Il vero problema del film, aggiunge il critico è “una sinfonia di bugie, e “l’accuratezza storica è certamente solo uno dei criteri con cui giudicare un film distinguendolo dagli eventi reali. Nella sua visione unilaterale e nella scelta presuntuosa di filtrare il punto di vista del dottor Shirley attraverso quello di Vallelonga, il film dimostra la sua malafede e incarna il punto di vista della supremazia bianca che all’apparenza cerca di contrastare”. 

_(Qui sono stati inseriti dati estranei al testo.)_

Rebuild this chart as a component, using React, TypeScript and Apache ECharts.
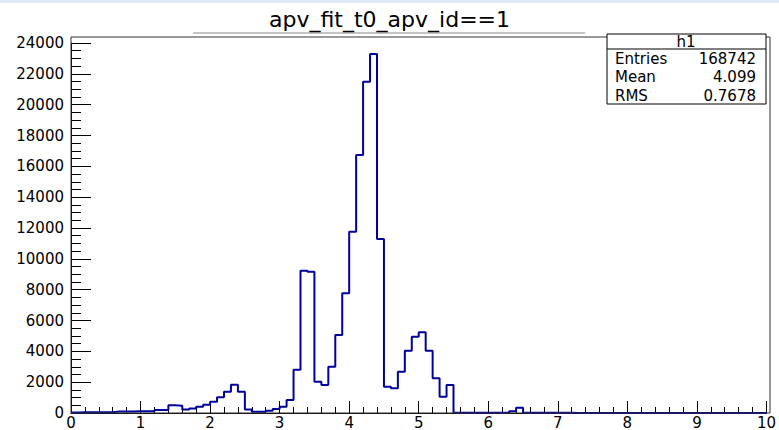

Ma Chang specifica che “una cosa è apprezzare il film, un’altra è premiarlo come miglior film rispetto alle tante alternative presenti all’Oscar a partire dal duro e provocatorio BlacKkKlansman che ha ricevuto le nomination a miglior film e regia, ma alla fine è stato sconfitto”.

Per quanto riguarda la “sinfonia di bugie”, il fratello superstite del dottor Shirley, Maurice, 82 anni, e la moglie Patricia, 79 anni, nonché la nipote Karole, 47, hanno messo in dubbio che Nick, figlio di Tony Vallelonga che ha scritto la sceneggiatura di Green Book, sapesse qualcosa dei genitori o dei molti altri sopravvissuti, sostengono che il dottor Shirley morto nel 2013, non fosse un alcolista. 

E aggiunto: “E’ stata presentata come una commovente amicizia, nel film Vallelonga passa dall’essere un razzista odioso alla tolleranza per un uomo di colore. Finché si premiano film di questo tipo non cambierà nulla”.